Jarena Lee’s story highlights the way we so often get caught up in our judgments about how God can and does work in the world. It wasn’t too long ago that our denomination said: “Women can’t preachers! God doesn’t work that way!” And yet here I stand—along with Angela and Mary Carol and a host of other female Lutheran preachers who came before us. 

Women’s ordination is generally a non-issue for us today, but there are certainly others we get hung up on. 

Gay people can’t get married! God doesn’t work that way.

You can’t just welcome everybody to communion! God doesn’t work that way.

You can’t just feed people, because they’ll keep coming back! God doesn’t work that way. 

You can’t heal people on the Sabbath, Jesus! God doesn’t work that way.

You can’t send fishermen to cast out demons, Jesus! God doesn’t work that way. 

You can’t forgive everyone, all their sins, Jesus, and in such a dramatic and public way! God doesn’t work that way.

Most often, of course, when we say “God doesn’t work that way” what we really mean is “the church doesn’t work that way” or “our culture doesn’t work that way” or “our government doesn’t work that way”…or, if we’re honest: “I don’t feel comfortable when God works that way.”

This is what is happening in the scene from Mark chapter 3 which we heard this morning. Jesus was surrounded by the crowds, who were so eager to see him he couldn’t even find time to eat. He was healing people right and left, even on the Sabbath, and even when they were unclean. He was eating with tax collectors and sinners. He was silencing demons and teaching with authority. But others were uncomfortable with Jesus working like this. In fact, his family heard the rumors that he was out of his mind, and they showed up to haul him home. 

And the scribes—well, the scribes were like the pastor and other church authorities who told Jarena Lee “our discipline doesn’t call for woman preachers”. The scribes took one look at what Jesus was doing and said “God doesn’t work that way. This must be Beelzebul. He’s obviously possessed by a demon!” In other words: “You’re making us uncomfortable, Jesus.”

And Jesus’ response is one that should make us sit up and take notice.

There are many sins which we humans might consider to be unforgivable. And yet Jesus has said that the one thing God cannot forgive is blaspheming against the Holy Spirit—which, contrary to what I thought when growing up, has nothing to do with spouting four-letter words. Blaspheming against the Holy Spirit, as seen in this Gospel passage, is denying the work of God. Blaspheming against the Holy Spirit is what happens when we take a look at who Jesus is healing, who God is forgiving, who God is calling to preach the Gospel, or how the Spirit is moving in a place and among a people and say: “Nope. God doesn’t work that way. That must be Satan.”

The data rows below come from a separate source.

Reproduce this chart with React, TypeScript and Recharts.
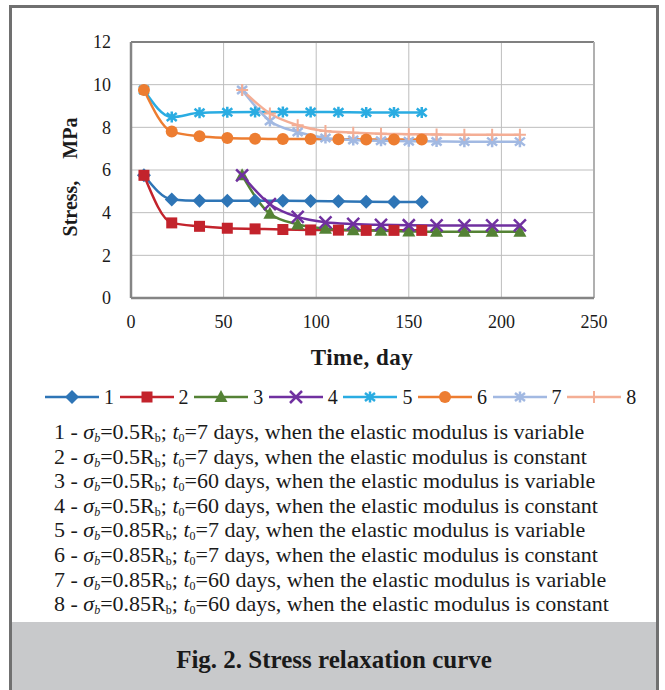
import React from "react";
import {
  LineChart,
  Line,
  XAxis,
  YAxis,
  CartesianGrid,
  ReferenceLine,
} from "recharts";

// times of observation (days)
const daysFrom7 = [7, 22, 37, 52, 67, 82, 97, 112, 127, 142, 157];
const daysFrom60 = [60, 75, 90, 105, 120, 135, 150, 165, 180, 195, 210];

// stress values, MPa
const s1 = [5.75, 4.62, 4.56, 4.56, 4.56, 4.56, 4.55, 4.53, 4.51, 4.5, 4.5];
const s2 = [5.75, 3.52, 3.36, 3.27, 3.24, 3.21, 3.19, 3.18, 3.17, 3.17, 3.17];
const s3 = [5.75, 3.95, 3.45, 3.25, 3.18, 3.15, 3.12, 3.1, 3.1, 3.1, 3.1];
const s4 = [5.75, 4.4, 3.8, 3.55, 3.47, 3.43, 3.41, 3.4, 3.4, 3.4, 3.4];
const s5 = [9.75, 8.48, 8.68, 8.71, 8.72, 8.72, 8.72, 8.71, 8.7, 8.7, 8.7];
const s6 = [9.75, 7.8, 7.58, 7.5, 7.47, 7.45, 7.45, 7.44, 7.43, 7.43, 7.43];
const s7 = [9.75, 8.3, 7.78, 7.5, 7.41, 7.37, 7.35, 7.34, 7.33, 7.33, 7.33];
const s8 = [9.75, 8.65, 8.1, 7.83, 7.75, 7.7, 7.68, 7.66, 7.65, 7.65, 7.65];

const xTicks = [0, 50, 100, 150, 200, 250];
const yTicks = [0, 2, 4, 6, 8, 10, 12];

const seriesNames = ["1", "2", "3", "4", "5", "6", "7", "8"];
const seriesColors = [
  "#2E75B6",
  "#C3232C",
  "#548235",
  "#7030A0",
  "#2AACE2",
  "#ED7D31",
  "#A2B9E2",
  "#F4AE95",
];
const seriesShapes = [
  "diamond",
  "square",
  "triangle",
  "x",
  "star",
  "circle",
  "star",
  "plus",
];

// legend text pieces
const stressLevels = ["0.5", "0.5", "0.5", "0.5", "0.85", "0.85", "0.85", "0.85"];
const loadAges = ["7 days", "7 days", "60 days", "60 days", "7 day", "7 days", "60 days", "60 days"];
const modulusKinds = ["variable", "constant", "variable", "constant", "variable", "constant", "variable", "constant"];

const toPoints = (days: number[], vals: number[]) =>
  days.map((d, i) => ({ x: d, y: vals[i] }));

const seriesData = [
  toPoints(daysFrom7, s1),
  toPoints(daysFrom7, s2),
  toPoints(daysFrom60, s3),
  toPoints(daysFrom60, s4),
  toPoints(daysFrom7, s5),
  toPoints(daysFrom7, s6),
  toPoints(daysFrom60, s7),
  toPoints(daysFrom60, s8),
];

const FONT = '"Liberation Serif", "Times New Roman", serif';

function Marker({ cx, cy, shape, color }: any) {
  if (cx == null || cy == null) return null;
  switch (shape) {
    case "diamond":
      return (
        <path
          d={`M${cx} ${cy - 7}L${cx + 7} ${cy}L${cx} ${cy + 7}L${cx - 7} ${cy}Z`}
          fill={color}
        />
      );
    case "square":
      return <rect x={cx - 5.5} y={cy - 5.5} width={11} height={11} fill={color} />;
    case "triangle":
      return (
        <path
          d={`M${cx} ${cy - 7}L${cx + 6.5} ${cy + 5}L${cx - 6.5} ${cy + 5}Z`}
          fill={color}
        />
      );
    case "circle":
      return <circle cx={cx} cy={cy} r={6} fill={color} />;
    case "x":
      return (
        <path
          d={`M${cx - 6} ${cy - 6}L${cx + 6} ${cy + 6}M${cx + 6} ${cy - 6}L${cx - 6} ${cy + 6}`}
          stroke={color}
          strokeWidth={2.5}
        />
      );
    case "star":
      return (
        <path
          d={`M${cx - 5} ${cy - 4}L${cx + 5} ${cy + 4}M${cx + 5} ${cy - 4}L${cx - 5} ${cy + 4}M${cx} ${cy - 5.5}L${cx} ${cy + 5.5}`}
          stroke={color}
          strokeWidth={2.5}
        />
      );
    case "plus":
      return (
        <path
          d={`M${cx - 6} ${cy}L${cx + 6} ${cy}M${cx} ${cy - 6}L${cx} ${cy + 6}`}
          stroke={color}
          strokeWidth={2}
        />
      );
    default:
      return null;
  }
}

function LegendRow() {
  return (
    <div style={{ position: "absolute", top: 387, left: 45, height: 20 }}>
      {seriesNames.map((name, i) => (
        <div
          key={name}
          style={{
            position: "absolute",
            left: i * 74.6,
            top: 0,
            display: "flex",
            alignItems: "center",
            whiteSpace: "nowrap",
          }}
        >
          <svg width={54} height={20}>
            <line x1={0} y1={10} x2={54} y2={10} stroke={seriesColors[i]} strokeWidth={2.5} />
            <Marker cx={27} cy={10} shape={seriesShapes[i]} color={seriesColors[i]} />
          </svg>
          <span style={{ marginLeft: 5, fontSize: 20, lineHeight: "20px" }}>{name}</span>
        </div>
      ))}
    </div>
  );
}

const subStyle: React.CSSProperties = {
  fontSize: 12,
  lineHeight: 0,
  verticalAlign: "-3px",
};

function Descriptions() {
  return (
    <div style={{ position: "absolute", left: 54, top: 420, fontSize: 22 }}>
      {seriesNames.map((name, i) => (
        <div key={name} style={{ whiteSpace: "nowrap", height: 24.6, lineHeight: "24.6px" }}>
          {name} - <i>σ</i>
          <span style={{ ...subStyle, fontStyle: "italic" }}>b</span>={stressLevels[i]}R
          <span style={subStyle}>b</span>; <i>t</i>
          <span style={subStyle}>0</span>={loadAges[i]}, when the elastic modulus is{" "}
          {modulusKinds[i]}
        </div>
      ))}
    </div>
  );
}

export default function App() {
  return (
    <div
      style={{
        position: "absolute",
        left: 0,
        top: 0,
        width: 665,
        height: 690,
        overflow: "hidden",
        background: "#fff",
        fontFamily: FONT,
        color: "#1a1a1a",
      }}
    >
      {/* caption band */}
      <div
        style={{
          position: "absolute",
          left: 9,
          top: 622,
          width: 650,
          height: 80,
          background: "#C8C9CB",
        }}
      />
      <div
        style={{
          position: "absolute",
          left: 9,
          top: 645,
          width: 650,
          textAlign: "center",
          fontSize: 25,
          fontWeight: "bold",
          lineHeight: "30px",
        }}
      >
        Fig. 2. Stress relaxation curve
      </div>
      {/* outer frame */}
      <div
        style={{
          position: "absolute",
          left: 9,
          top: 5,
          width: 650,
          height: 700,
          border: "3px solid #707070",
          boxSizing: "border-box",
        }}
      />

      <div style={{ position: "absolute", left: 0, top: 0 }}>
        <LineChart
          width={665}
          height={340}
          margin={{ top: 42, right: 71, bottom: 12, left: 91 }}
        >
          <CartesianGrid stroke="#BDBDBD" strokeWidth={1} />
          <XAxis
            type="number"
            dataKey="x"
            domain={[0, 250]}
            ticks={xTicks}
            allowDataOverflow
            height={30}
            tickLine={false}
            tickSize={0}
            tickMargin={17}
            axisLine={{ stroke: "#858585", strokeWidth: 2.5 }}
            tick={{ fontSize: 18, fill: "#1a1a1a", fontFamily: FONT }}
          />
          <YAxis
            type="number"
            dataKey="y"
            domain={[0, 12]}
            ticks={yTicks}
            width={40}
            tickLine={false}
            tickSize={0}
            tickMargin={20}
            axisLine={{ stroke: "#858585", strokeWidth: 2.5 }}
            tick={{ fontSize: 18, fill: "#1a1a1a", fontFamily: FONT }}
          />
          <ReferenceLine y={12} stroke="#808080" strokeWidth={2} />
          <ReferenceLine x={250} stroke="#B0B0B0" strokeWidth={2} />
          {seriesData.map((pts, i) => (
            <Line
              key={seriesNames[i]}
              data={pts}
              dataKey="y"
              name={seriesNames[i]}
              type="monotone"
              stroke={seriesColors[i]}
              strokeWidth={2.5}
              isAnimationActive={false}
              dot={(p: any) => (
                <Marker
                  key={`${i}-${p.index}`}
                  cx={p.cx}
                  cy={p.cy}
                  shape={seriesShapes[i]}
                  color={seriesColors[i]}
                />
              )}
              activeDot={false}
            />
          ))}
        </LineChart>
      </div>

      {/* axis titles */}
      <div
        style={{
          position: "absolute",
          left: 70,
          top: 177,
          transform: "translate(-50%, -50%) rotate(-90deg)",
          fontSize: 20,
          fontWeight: "bold",
          whiteSpace: "nowrap",
        }}
      >
        <span>Stress,</span>
        <span style={{ marginLeft: 22 }}>MPa</span>
      </div>
      <div
        style={{
          position: "absolute",
          left: 362,
          top: 358,
          transform: "translate(-50%, -50%)",
          fontSize: 23,
          fontWeight: "bold",
          letterSpacing: 0.5,
          whiteSpace: "nowrap",
        }}
      >
        Time, day
      </div>

      <LegendRow />
      <Descriptions />
    </div>
  );
}
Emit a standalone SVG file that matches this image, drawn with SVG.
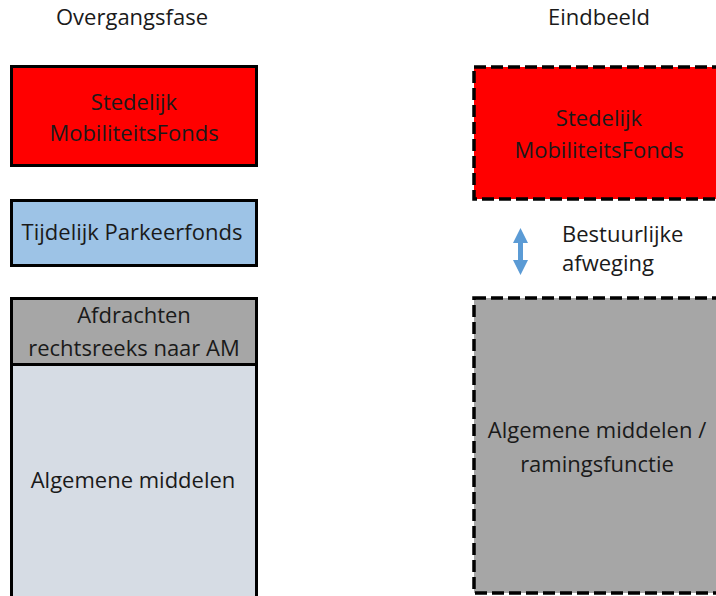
<svg xmlns="http://www.w3.org/2000/svg" width="716" height="596" viewBox="0 0 716 596">
<style>
text{font-family:"Open Sans","Liberation Sans",sans-serif;font-size:22px;fill:#1a1a1a;text-anchor:middle}
.solid{stroke:#000;stroke-width:3}
.dash{stroke:#000;stroke-width:3.5;stroke-dasharray:12 5}
</style>
<rect width="716" height="596" fill="#fff"/>
<text x="132" y="25">Overgangsfase</text>
<text x="599" y="25">Eindbeeld</text>
<g id="smf-left">
<rect class="solid" x="11.5" y="66.5" width="245" height="99" fill="#ff0000"/>
<text x="134" y="110">Stedelijk</text>
<text x="134" y="141">MobiliteitsFonds</text>
</g>
<g id="tpf">
<rect class="solid" x="11.5" y="200.5" width="245" height="65" fill="#9dc3e6"/>
<text x="132" y="240">Tijdelijk Parkeerfonds</text>
</g>
<g id="afdrachten">
<rect class="solid" x="11.5" y="298.5" width="245" height="66" fill="#a6a6a6"/>
<text x="134" y="323">Afdrachten</text>
<text x="134" y="356">rechtsreeks naar AM</text>
</g>
<g id="am-left">
<rect class="solid" x="11.5" y="364.5" width="245" height="240" fill="#d6dce4"/>
<text x="133" y="488">Algemene middelen</text>
</g>
<g id="smf-right">
<rect class="dash" x="474" y="67" width="250" height="132" fill="#ff0000"/>
<text x="599" y="126">Stedelijk</text>
<text x="599" y="158">MobiliteitsFonds</text>
</g>
<g id="am-right">
<rect class="dash" x="474" y="298" width="250" height="295" fill="#a6a6a6"/>
<text x="597" y="438">Algemene middelen /</text>
<text x="597" y="472">ramingsfunctie</text>
</g>
<g id="connectors">
<path d="M520.5 228 L528 243 L523 243 L523 260 L528 260 L520.5 275 L513 260 L518 260 L518 243 L513 243 Z" fill="#5b9bd5"/>
</g>
<g id="label-bestuurlijk">
<text x="562" y="242" style="text-anchor:start">Bestuurlijke</text>
<text x="562" y="271" style="text-anchor:start">afweging</text>
</g>
</svg>
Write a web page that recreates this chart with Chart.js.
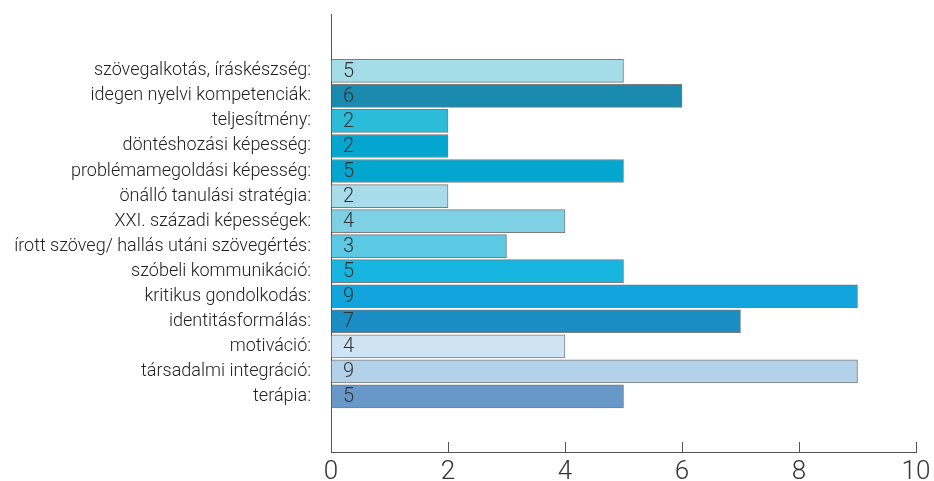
<!DOCTYPE html>
<html>
<head>
<meta charset="utf-8">
<script src="https://cdn.jsdelivr.net/npm/chart.js@4.4.0/dist/chart.umd.min.js"></script>
<style>
  html, body { margin: 0; padding: 0; background: #fff; }
  #wrap { width: 934px; height: 481px; }
</style>
</head>
<body>
<div id="wrap"><canvas id="myChart" width="934" height="481"></canvas></div>
<script>
var categories = [
  'szövegalkotás, íráskészség:',
  'idegen nyelvi kompetenciák:',
  'teljesítmény:',
  'döntéshozási képesség:',
  'problémamegoldási képesség:',
  'önálló tanulási stratégia:',
  'XXI. századi képességek:',
  'írott szöveg/ hallás utáni szövegértés:',
  'szóbeli kommunikáció:',
  'kritikus gondolkodás:',
  'identitásformálás:',
  'motiváció:',
  'társadalmi integráció:',
  'terápia:'
];
var values = [5, 6, 2, 2, 5, 2, 4, 3, 5, 9, 7, 4, 9, 5];
var xTicks = [0, 2, 4, 6, 8, 10];

var barColors = [
  '#a4dce8', '#1b8aaf', '#2bbcda', '#03a6cf', '#03a6cf', '#a8dcea', '#7ed0e5',
  '#5cc9e4', '#17b6e0', '#12a4dd', '#1a8dc4', '#cee4f5', '#b3d1e9', '#6898c8'
];

var fontFam = "'Roboto', 'Liberation Sans', sans-serif";

var valueLabels = {
  id: 'valueLabels',
  afterDatasetsDraw: function(chart) {
    var c = chart.ctx;
    var meta = chart.getDatasetMeta(0);
    c.save();
    c.font = '300 20px ' + fontFam;
    c.fillStyle = '#333';
    c.textAlign = 'left';
    c.textBaseline = 'middle';
    meta.data.forEach(function(bar, i) {
      c.fillText(String(values[i]), bar.base + 12, bar.y + 1);
    });
    c.restore();
  }
};

// x ticks point up into the chart area
var innerTicks = {
  id: 'innerTicks',
  afterDraw: function(chart) {
    var c = chart.ctx;
    var xs = chart.scales.x;
    var bottom = chart.chartArea.bottom;
    c.save();
    c.strokeStyle = '#555';
    c.lineWidth = 1;
    xTicks.forEach(function(t) {
      if (t === 0) return;
      var px = Math.round(xs.getPixelForValue(t)) + 0.5;
      c.beginPath();
      c.moveTo(px, bottom);
      c.lineTo(px, bottom - 10);
      c.stroke();
    });
    c.restore();
  }
};

var ctx = document.getElementById('myChart').getContext('2d');
var chart = new Chart(ctx, {
  type: 'bar',
  data: {
    datasets: [{
      data: values.map(function(v, i) { return { x: v, y: i }; }),
      backgroundColor: barColors,
      borderColor: 'rgba(70,70,70,0.7)',
      borderWidth: 1,
      borderSkipped: false,
      barThickness: 23
    }]
  },
  options: {
    indexAxis: 'y',
    responsive: false,
    animation: false,
    layout: { padding: { top: 14, right: 18, left: 0, bottom: 0 } },
    plugins: {
      legend: { display: false },
      tooltip: { enabled: false }
    },
    scales: {
      x: {
        type: 'linear',
        min: 0,
        max: 10,
        afterBuildTicks: function(s) {
          s.ticks = xTicks.map(function(v) { return { value: v }; });
        },
        afterFit: function(s) {
          s.height = 29;
          s.paddingLeft = 0;
          s.paddingRight = 0;
        },
        grid: { display: false, drawTicks: false },
        border: { display: true, color: '#555', width: 1 },
        ticks: {
          padding: 5,
          color: '#333',
          font: { family: fontFam, size: 26, weight: '300' }
        }
      },
      y: {
        type: 'linear',
        bounds: 'data',
        offset: false,
        reverse: true,
        min: -2.27,
        max: 15.22,
        afterBuildTicks: function(s) {
          s.ticks = categories.map(function(c, i) { return { value: i }; });
        },
        afterFit: function(s) {
          s.width = 331;
          s.paddingTop = 0;
          s.paddingBottom = 0;
        },
        grid: { display: false, drawTicks: false },
        border: { display: true, color: '#555', width: 1 },
        ticks: {
          autoSkip: false,
          padding: 20,
          color: '#222',
          font: { family: fontFam, size: 18, weight: '300' },
          callback: function(v) { return categories[v] || ''; }
        }
      }
    }
  },
  plugins: [valueLabels, innerTicks]
});
</script>
</body>
</html>
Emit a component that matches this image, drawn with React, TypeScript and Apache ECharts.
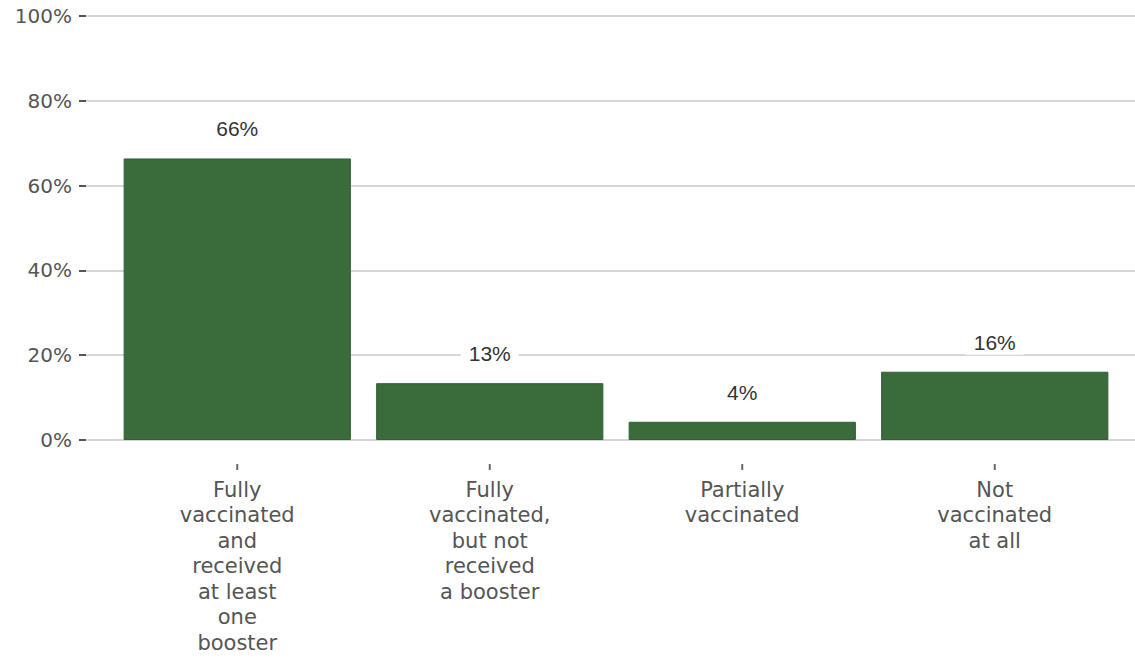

Jesus directed these strong words to a people who thought they knew everything.  This was very bad news for the scribes and authority figures who thought they had the power to decide how God works and when. For there he was, standing before them: Jesus, son of a carpenter and Son of God; Jesus, healer of our souls; Jesus, friend of the friendless; Jesus, our brother; Jesus Christ, our Savior, come to set the captives free. 

And this Jesus, crucified and risen, reveals to us the Good News that God does indeed work this way:

God forgives beyond our deepest hopes.

God heals against anyone’s rules. 

God creates family where we least expect it. 

God saves us from our own judgments.

God seeks out the lost.

God makes a way out of no way.

God is still speaking—and still shattering our expectations.

Wherever we see healing, wholeness, forgiveness and reconciliation rising out of judgment, fear, and brokenness, we see Jesus Christ and the work of the Holy Spirit, and we can say without a doubt, “Yes, indeed God does work that way!”